>>>
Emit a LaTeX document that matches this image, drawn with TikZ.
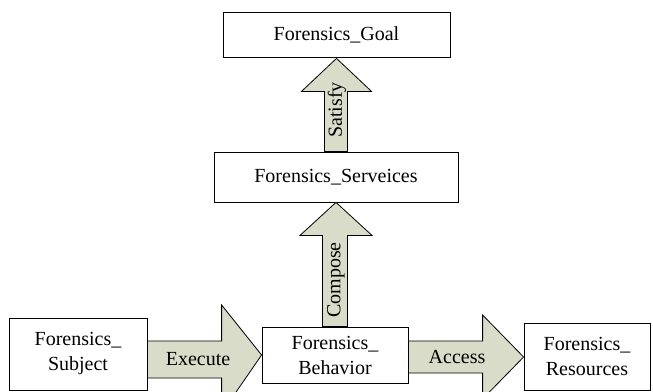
\documentclass[tikz,border=0pt]{standalone}
\usepackage{fontspec}
\setmainfont{Liberation Serif}
\newfontfamily\diagfont{Liberation Serif}
\usetikzlibrary{calc}
\definecolor{arrowfill}{RGB}{216,220,200}
\begin{document}
\begin{tikzpicture}[x=1pt,y=-1pt,
  box/.style={draw=black,line width=0.8pt,fill=white,align=center,inner sep=0pt,
    font=\diagfont\fontsize{20}{25}\selectfont},
  blockarrow/.style={draw=black,line width=0.8pt,fill=arrowfill,line join=miter},
  arrowlabel/.style={font=\diagfont\fontsize{20}{24}\selectfont,inner sep=0pt}]
\useasboundingbox (0,0) rectangle (653,391);
\clip (0,0) rectangle (653,391);

% boxes
\node[box,minimum width=227pt,minimum height=45pt] (goal) at (336.5,34.5) {Forensics\_Goal};
\node[box,minimum width=244pt,minimum height=50pt] (services) at (336,177) {Forensics\_Serveices};
\node[box,minimum width=138pt,minimum height=72pt] (subject) at (78,354) {Forensics\_\\Subject};
\node[box,minimum width=146pt,minimum height=56pt] (behavior) at (335,355) {Forensics\_\\Behavior};
\node[box,minimum width=126pt,minimum height=67pt] (resources) at (587,356.5) {Forensics\_\\Resources};

% Satisfy: services -> goal
\draw[blockarrow] ($(services.north)+(-11.5,0)$) |- ($(goal.south)+(-35,34)$)
  -- ($(goal.south)+(0,1)$) -- ($(goal.south)+(35,34)$)
  -| ($(services.north)+(11.5,0)$) -- cycle;
\node[arrowlabel,rotate=90] (satisfy) at (337,110) {Satisfy};

% Compose: behavior -> services
\draw[blockarrow] ($(behavior.north)+(-12.5,0)$) |- ($(services.south)+(-36,33)$)
  -- (services.south) -- ($(services.south)+(36,33)$)
  -| ($(behavior.north)+(12.5,0)$) -- cycle;
\node[arrowlabel,rotate=90] (compose) at (336,280) {Compose};

% Execute: subject -> behavior
\draw[blockarrow] ($(subject.east)+(0,-13)$) -- ($(behavior.west)+(-40,-14)$)
  -- ++(0,-36) -- ($(behavior.west)+(0,0)$) -- ($(behavior.west)+(-40,58)$)
  -- ++(0,-35) -- ($(subject.east)+(0,24)$) -- cycle;
\node[arrowlabel] (execute) at (198,359) {Execute};

% Access: behavior -> resources
\draw[blockarrow] ($(behavior.east)+(0,-14)$) -- ($(resources.west)+(-41,-15.5)$)
  -- ($(resources.west)+(-41,-41.5)$) -- ($(resources.west)+(0,0.5)$)
  -- ($(resources.west)+(-41,42.5)$) -- ($(resources.west)+(-41,16.5)$)
  -- ($(behavior.east)+(0,18)$) -- cycle;
\node[arrowlabel] (access) at (457,357) {Access};
\end{tikzpicture}
\end{document}
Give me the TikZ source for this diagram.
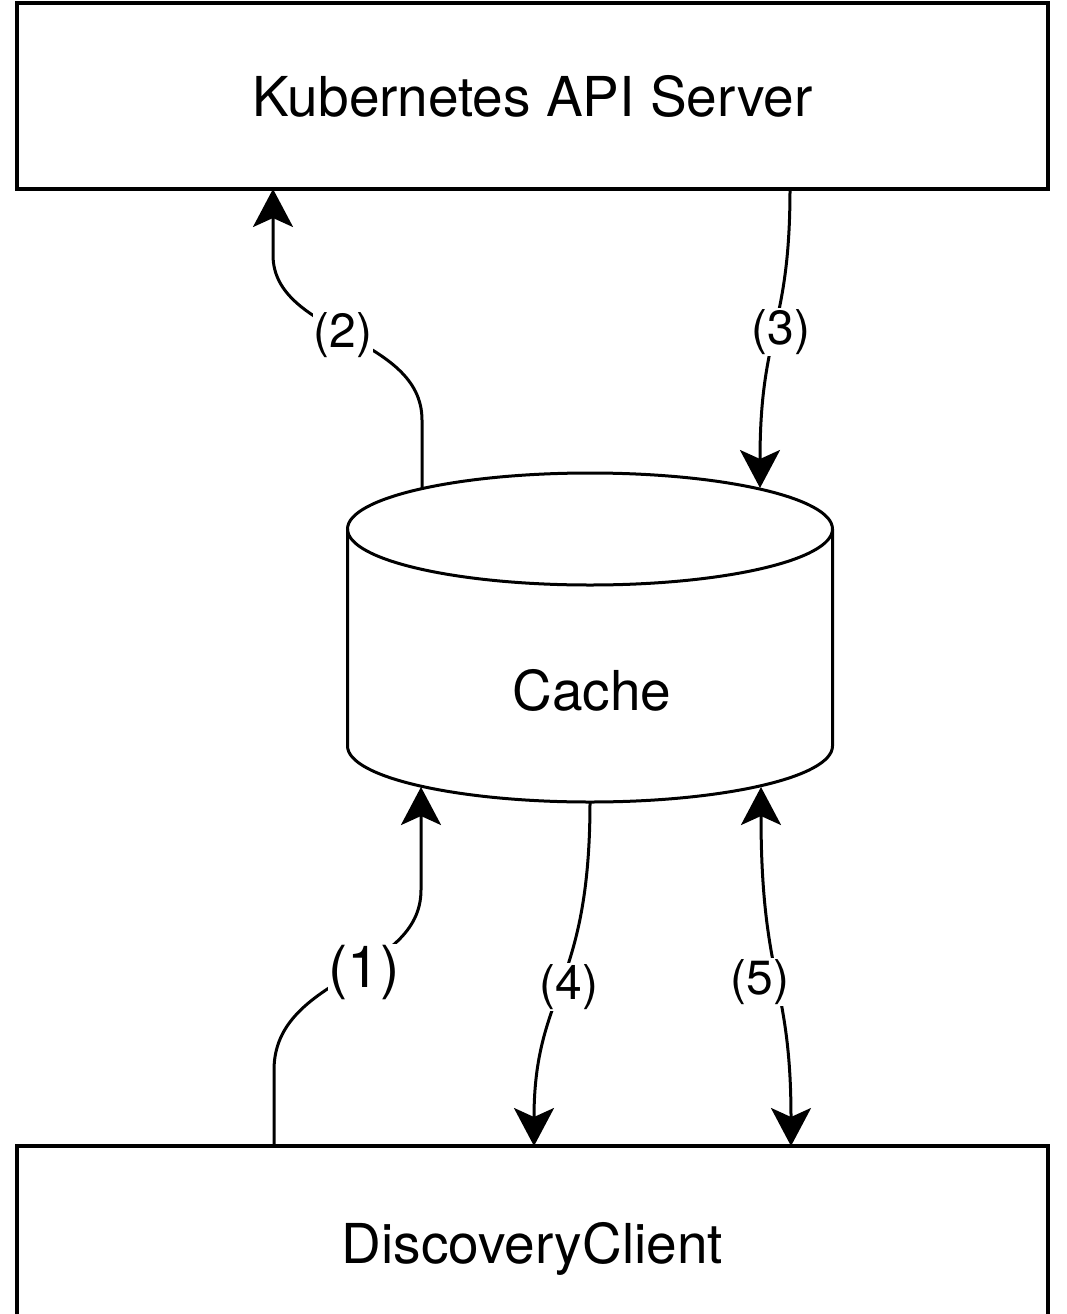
<<<
What you have to do: Write out the records above exactly as they stand, leaving out every picture.

The response:
Emit a LaTeX document that matches this image, drawn with TikZ.
\documentclass[tikz,border=0pt]{standalone}
\usepackage{fontspec}
\setmainfont{Liberation Serif}
\newfontfamily\diagfont{Liberation Serif}
\usetikzlibrary{calc}
\definecolor{arrowfill}{RGB}{216,220,200}
\begin{document}
\begin{tikzpicture}[x=1pt,y=-1pt,
  box/.style={draw=black,line width=0.8pt,fill=white,align=center,inner sep=0pt,
    font=\diagfont\fontsize{20}{25}\selectfont},
  blockarrow/.style={draw=black,line width=0.8pt,fill=arrowfill,line join=miter},
  arrowlabel/.style={font=\diagfont\fontsize{20}{24}\selectfont,inner sep=0pt}]
\useasboundingbox (0,0) rectangle (653,391);
\clip (0,0) rectangle (653,391);

% boxes
\node[box,minimum width=227pt,minimum height=45pt] (goal) at (336.5,34.5) {Forensics\_Goal};
\node[box,minimum width=244pt,minimum height=50pt] (services) at (336,177) {Forensics\_Serveices};
\node[box,minimum width=138pt,minimum height=72pt] (subject) at (78,354) {Forensics\_\\Subject};
\node[box,minimum width=146pt,minimum height=56pt] (behavior) at (335,355) {Forensics\_\\Behavior};
\node[box,minimum width=126pt,minimum height=67pt] (resources) at (587,356.5) {Forensics\_\\Resources};

% Satisfy: services -> goal
\draw[blockarrow] ($(services.north)+(-11.5,0)$) |- ($(goal.south)+(-35,34)$)
  -- ($(goal.south)+(0,1)$) -- ($(goal.south)+(35,34)$)
  -| ($(services.north)+(11.5,0)$) -- cycle;
\node[arrowlabel,rotate=90] (satisfy) at (337,110) {Satisfy};

% Compose: behavior -> services
\draw[blockarrow] ($(behavior.north)+(-12.5,0)$) |- ($(services.south)+(-36,33)$)
  -- (services.south) -- ($(services.south)+(36,33)$)
  -| ($(behavior.north)+(12.5,0)$) -- cycle;
\node[arrowlabel,rotate=90] (compose) at (336,280) {Compose};

% Execute: subject -> behavior
\draw[blockarrow] ($(subject.east)+(0,-13)$) -- ($(behavior.west)+(-40,-14)$)
  -- ++(0,-36) -- ($(behavior.west)+(0,0)$) -- ($(behavior.west)+(-40,58)$)
  -- ++(0,-35) -- ($(subject.east)+(0,24)$) -- cycle;
\node[arrowlabel] (execute) at (198,359) {Execute};

% Access: behavior -> resources
\draw[blockarrow] ($(behavior.east)+(0,-14)$) -- ($(resources.west)+(-41,-15.5)$)
  -- ($(resources.west)+(-41,-41.5)$) -- ($(resources.west)+(0,0.5)$)
  -- ($(resources.west)+(-41,42.5)$) -- ($(resources.west)+(-41,16.5)$)
  -- ($(behavior.east)+(0,18)$) -- cycle;
\node[arrowlabel] (access) at (457,357) {Access};
\end{tikzpicture}
\end{document}
Give me the TikZ source for this diagram.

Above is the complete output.